Placing navigation bars on the left has been a standard Web practice for years. (It probably started when Netscape 2.0 introduced frames in the mid-1990s.) I'd rather give users a comfortable browsing experience than confuse them by placing navigation links in the area where they'd expect to see affiliate links or ads.
Oh, I get my right and left mixed up, I meant to say that a right side navigational bar is better. If you have the navigation on the left, it's the first thing search engine bots see when they crawl your site. I'd rather that they see my page content first instead.
That shouldn't be a big issue. Bots will treat your left nav items for what they are, hyperlinks. And they will use the hyperlinks to then go and spider your content. Also, unless you have some sort of weird layout and content on your page, your content should be spidered just fine, even if your content comes after your navigation.

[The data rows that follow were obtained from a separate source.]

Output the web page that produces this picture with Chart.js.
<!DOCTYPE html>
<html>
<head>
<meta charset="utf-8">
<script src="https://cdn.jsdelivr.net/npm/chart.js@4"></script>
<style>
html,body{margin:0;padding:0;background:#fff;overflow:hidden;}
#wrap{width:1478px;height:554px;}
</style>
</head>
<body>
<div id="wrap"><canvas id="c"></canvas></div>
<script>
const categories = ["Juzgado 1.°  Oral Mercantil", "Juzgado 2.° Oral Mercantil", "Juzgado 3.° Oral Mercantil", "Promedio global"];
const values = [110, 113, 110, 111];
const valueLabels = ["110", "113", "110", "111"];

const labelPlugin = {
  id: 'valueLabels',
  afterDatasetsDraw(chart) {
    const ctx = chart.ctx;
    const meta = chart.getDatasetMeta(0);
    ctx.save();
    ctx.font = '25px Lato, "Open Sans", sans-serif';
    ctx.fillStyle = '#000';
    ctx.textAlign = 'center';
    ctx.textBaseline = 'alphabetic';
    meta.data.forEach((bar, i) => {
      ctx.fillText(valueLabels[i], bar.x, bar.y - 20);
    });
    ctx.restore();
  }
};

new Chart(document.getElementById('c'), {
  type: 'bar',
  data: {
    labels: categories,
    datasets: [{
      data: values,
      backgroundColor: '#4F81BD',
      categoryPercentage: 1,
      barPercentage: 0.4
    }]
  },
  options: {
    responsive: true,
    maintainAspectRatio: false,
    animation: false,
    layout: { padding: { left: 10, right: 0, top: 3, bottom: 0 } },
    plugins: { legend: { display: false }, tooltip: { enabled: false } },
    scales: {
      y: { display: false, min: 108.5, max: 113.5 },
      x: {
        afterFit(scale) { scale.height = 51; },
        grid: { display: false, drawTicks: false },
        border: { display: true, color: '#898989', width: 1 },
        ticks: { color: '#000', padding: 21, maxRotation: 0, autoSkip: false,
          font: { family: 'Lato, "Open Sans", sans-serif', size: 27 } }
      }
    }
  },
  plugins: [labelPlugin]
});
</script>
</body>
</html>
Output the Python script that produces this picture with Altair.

There is some reason to believe that pages in the root fare better with SEs. I wouldn't go directory > sub-directory > sub-directory.
I haven't experienced this at all. I get the most traffic from articles that are buried within categories (sub-directories). I find that most search engines are interested in your content, not your directory structure.
There is some reason to believe that pages in the root fare better with SEs. I wouldn't go directory > sub-directory > sub-directory.
I don't think that this is true. Only because I recently added a page that is 3 directories deep and within a week it appeared at position number 4 if you use the page's title as keywords in a search on Google. Total number of pages returned in this search are 68,000 so it's not an esoteric page.
I haven't experienced this at all. I get the most traffic from articles that are buried within categories (sub-directories). I find that most search engines are interested in your content, not your directory structure.
I notice the same thing. SE's have no problem crawling my directories and sub-directories. SE's like content, and lots of it - they have no problem crawling directories and sub-directories.
There is some reason to believe that pages in the root fare better with SEs. I wouldn't go directory > sub-directory > sub-directory.
I haven't noticed that, either. I think people tend to equate "directory levels down" with "menu levels down" even though the two are very different.
I can't imagine keeping my nearly 4,300 pages in the root directory--and I can't imagine Google or any other search engine thinking that's a natural or desirable way to structure a site.
if you database it, consider using url rewriting to organise the content rather than querystrings - ie consider:
www.widgets.com/widget/color/style/aroma
I couldn't agree more. It not only makes your URLs look better and quite possibly more SE friendly, it also makes it easier to share your URLs with others (it's less likely to break in an email message, and easier to read and type when printed on paper). My entire site does this.
Some people like Mambo, others like some kind of 'Nuke variant. I've been happy with a system called "Big Medium." (No promo, I'm just a satisfied customer.)